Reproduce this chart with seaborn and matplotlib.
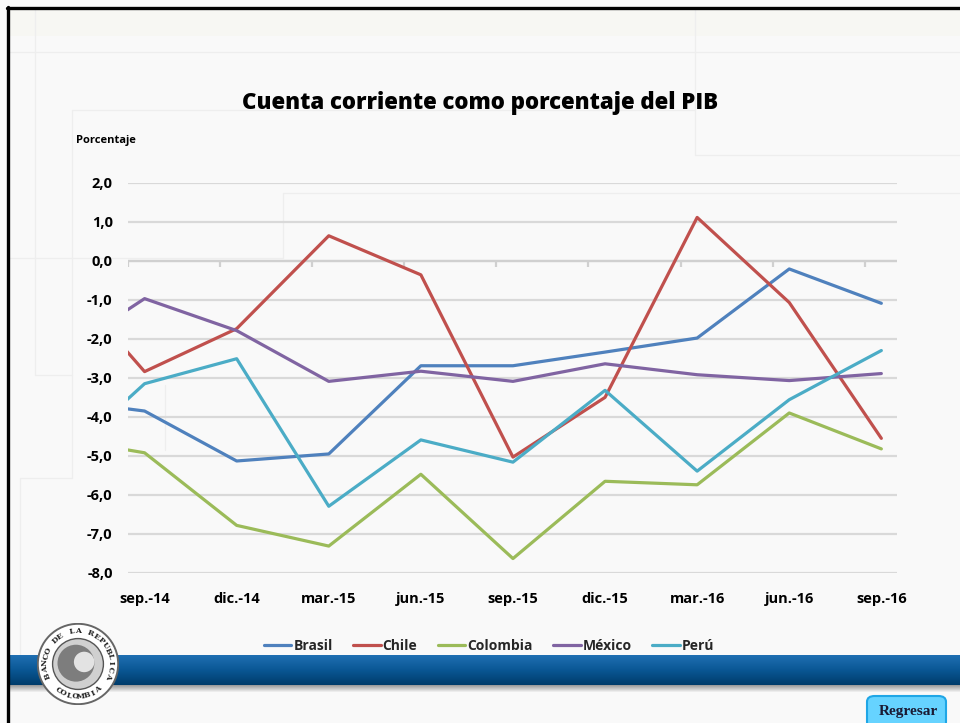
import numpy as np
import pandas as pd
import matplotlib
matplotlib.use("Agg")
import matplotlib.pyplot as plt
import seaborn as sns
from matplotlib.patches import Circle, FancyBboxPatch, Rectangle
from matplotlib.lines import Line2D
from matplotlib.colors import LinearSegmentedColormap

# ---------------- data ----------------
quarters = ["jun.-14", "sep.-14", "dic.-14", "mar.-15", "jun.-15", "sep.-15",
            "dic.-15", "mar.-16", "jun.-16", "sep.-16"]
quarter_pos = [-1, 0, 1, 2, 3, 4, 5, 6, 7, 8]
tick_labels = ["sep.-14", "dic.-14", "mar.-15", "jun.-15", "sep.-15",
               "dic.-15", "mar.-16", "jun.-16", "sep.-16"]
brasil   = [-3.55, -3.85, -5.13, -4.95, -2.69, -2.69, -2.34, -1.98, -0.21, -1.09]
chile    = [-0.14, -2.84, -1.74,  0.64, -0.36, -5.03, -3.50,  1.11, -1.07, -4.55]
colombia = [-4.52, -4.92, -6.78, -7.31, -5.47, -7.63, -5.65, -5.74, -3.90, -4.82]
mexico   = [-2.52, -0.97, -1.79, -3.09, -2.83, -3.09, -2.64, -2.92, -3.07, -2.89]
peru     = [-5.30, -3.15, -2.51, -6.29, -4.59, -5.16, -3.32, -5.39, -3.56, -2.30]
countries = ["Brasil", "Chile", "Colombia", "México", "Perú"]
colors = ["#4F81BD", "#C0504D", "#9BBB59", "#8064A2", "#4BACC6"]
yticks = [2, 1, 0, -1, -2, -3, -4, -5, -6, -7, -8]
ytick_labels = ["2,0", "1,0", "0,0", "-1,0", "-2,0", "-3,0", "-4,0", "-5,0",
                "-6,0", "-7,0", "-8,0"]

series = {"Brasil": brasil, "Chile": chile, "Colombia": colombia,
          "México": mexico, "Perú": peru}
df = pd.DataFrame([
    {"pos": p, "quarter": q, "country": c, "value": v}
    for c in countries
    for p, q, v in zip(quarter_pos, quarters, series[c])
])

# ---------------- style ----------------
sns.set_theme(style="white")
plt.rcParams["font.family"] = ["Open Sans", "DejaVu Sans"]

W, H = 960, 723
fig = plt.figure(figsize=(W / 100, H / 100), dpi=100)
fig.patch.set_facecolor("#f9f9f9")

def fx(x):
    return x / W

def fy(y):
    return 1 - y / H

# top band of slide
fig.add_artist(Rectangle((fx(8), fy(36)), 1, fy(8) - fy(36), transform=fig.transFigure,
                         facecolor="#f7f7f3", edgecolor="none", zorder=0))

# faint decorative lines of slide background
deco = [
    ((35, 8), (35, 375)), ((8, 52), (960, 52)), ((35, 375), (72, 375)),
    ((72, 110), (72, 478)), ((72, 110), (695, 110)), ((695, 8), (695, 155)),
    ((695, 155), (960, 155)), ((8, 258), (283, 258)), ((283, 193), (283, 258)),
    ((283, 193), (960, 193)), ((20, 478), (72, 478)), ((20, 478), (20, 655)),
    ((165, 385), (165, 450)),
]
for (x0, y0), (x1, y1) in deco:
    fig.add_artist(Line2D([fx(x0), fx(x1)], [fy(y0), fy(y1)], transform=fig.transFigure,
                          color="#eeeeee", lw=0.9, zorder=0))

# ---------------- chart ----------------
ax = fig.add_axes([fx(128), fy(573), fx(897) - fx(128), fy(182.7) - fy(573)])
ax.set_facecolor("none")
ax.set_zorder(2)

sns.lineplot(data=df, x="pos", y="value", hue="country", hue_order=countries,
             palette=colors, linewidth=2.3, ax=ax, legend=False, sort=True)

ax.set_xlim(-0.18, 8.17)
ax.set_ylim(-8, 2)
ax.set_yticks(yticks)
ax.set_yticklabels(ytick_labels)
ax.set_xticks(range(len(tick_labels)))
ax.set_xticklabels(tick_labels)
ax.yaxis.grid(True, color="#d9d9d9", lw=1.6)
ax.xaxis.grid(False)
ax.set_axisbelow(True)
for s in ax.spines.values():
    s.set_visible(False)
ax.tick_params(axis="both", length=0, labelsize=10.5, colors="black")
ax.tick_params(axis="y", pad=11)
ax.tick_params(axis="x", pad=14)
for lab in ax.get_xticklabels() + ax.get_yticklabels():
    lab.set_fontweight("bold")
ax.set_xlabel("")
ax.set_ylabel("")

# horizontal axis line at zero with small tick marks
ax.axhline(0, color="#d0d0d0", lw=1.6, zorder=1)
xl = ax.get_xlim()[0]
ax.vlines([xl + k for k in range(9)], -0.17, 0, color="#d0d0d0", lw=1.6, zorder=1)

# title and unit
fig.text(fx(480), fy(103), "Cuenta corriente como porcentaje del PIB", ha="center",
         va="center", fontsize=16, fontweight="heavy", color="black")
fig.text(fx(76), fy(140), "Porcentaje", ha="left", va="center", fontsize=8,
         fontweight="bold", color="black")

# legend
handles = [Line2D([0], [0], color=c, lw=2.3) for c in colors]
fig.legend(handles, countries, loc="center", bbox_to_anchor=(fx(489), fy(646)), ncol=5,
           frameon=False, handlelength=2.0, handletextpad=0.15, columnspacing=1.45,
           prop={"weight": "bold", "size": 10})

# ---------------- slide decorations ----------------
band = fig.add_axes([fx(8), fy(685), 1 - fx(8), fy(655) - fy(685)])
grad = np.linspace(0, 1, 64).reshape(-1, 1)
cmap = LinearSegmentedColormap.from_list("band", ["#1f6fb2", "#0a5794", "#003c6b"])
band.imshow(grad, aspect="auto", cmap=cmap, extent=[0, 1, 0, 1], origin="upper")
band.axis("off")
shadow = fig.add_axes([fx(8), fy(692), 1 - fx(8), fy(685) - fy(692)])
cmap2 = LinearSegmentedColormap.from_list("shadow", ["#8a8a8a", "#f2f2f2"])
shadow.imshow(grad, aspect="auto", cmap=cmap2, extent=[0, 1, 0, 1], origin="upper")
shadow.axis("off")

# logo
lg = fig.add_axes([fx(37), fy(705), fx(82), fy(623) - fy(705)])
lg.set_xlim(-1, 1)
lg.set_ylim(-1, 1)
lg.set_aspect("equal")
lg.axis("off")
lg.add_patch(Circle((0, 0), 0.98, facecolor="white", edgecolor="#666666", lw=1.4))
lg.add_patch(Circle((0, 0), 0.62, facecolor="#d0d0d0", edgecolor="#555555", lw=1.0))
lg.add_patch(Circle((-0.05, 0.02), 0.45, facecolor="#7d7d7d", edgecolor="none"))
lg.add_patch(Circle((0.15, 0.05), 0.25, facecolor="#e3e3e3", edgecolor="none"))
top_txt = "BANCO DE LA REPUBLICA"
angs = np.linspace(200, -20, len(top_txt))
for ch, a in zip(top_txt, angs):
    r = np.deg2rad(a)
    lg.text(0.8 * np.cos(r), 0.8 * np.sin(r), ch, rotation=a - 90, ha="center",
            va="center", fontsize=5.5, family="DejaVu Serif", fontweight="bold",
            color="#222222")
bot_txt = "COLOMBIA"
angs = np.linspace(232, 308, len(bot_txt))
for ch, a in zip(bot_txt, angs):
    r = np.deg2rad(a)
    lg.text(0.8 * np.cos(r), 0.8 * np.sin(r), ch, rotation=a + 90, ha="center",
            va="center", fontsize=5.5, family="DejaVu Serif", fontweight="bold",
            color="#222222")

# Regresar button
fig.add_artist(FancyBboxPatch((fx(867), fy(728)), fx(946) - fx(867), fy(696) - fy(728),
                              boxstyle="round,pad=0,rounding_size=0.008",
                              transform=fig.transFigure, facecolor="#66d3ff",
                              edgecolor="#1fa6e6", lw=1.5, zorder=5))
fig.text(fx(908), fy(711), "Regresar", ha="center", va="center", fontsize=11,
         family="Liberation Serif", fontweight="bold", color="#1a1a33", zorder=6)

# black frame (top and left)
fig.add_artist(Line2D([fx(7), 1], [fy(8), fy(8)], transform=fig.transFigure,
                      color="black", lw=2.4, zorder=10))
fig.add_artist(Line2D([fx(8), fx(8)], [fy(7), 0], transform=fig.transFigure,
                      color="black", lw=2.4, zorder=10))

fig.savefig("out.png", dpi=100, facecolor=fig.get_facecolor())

* _Instructions to follow_
Return, unchanged, the lines from the first line of the material through the line that holds "from matplotlib.colors import", inclusive, omitting pictures.

* _Reply to the task_
Reproduce this chart with seaborn and matplotlib.
import numpy as np
import pandas as pd
import matplotlib
matplotlib.use("Agg")
import matplotlib.pyplot as plt
import seaborn as sns
from matplotlib.patches import Circle, FancyBboxPatch, Rectangle
from matplotlib.lines import Line2D
from matplotlib.colors import LinearSegmentedColormap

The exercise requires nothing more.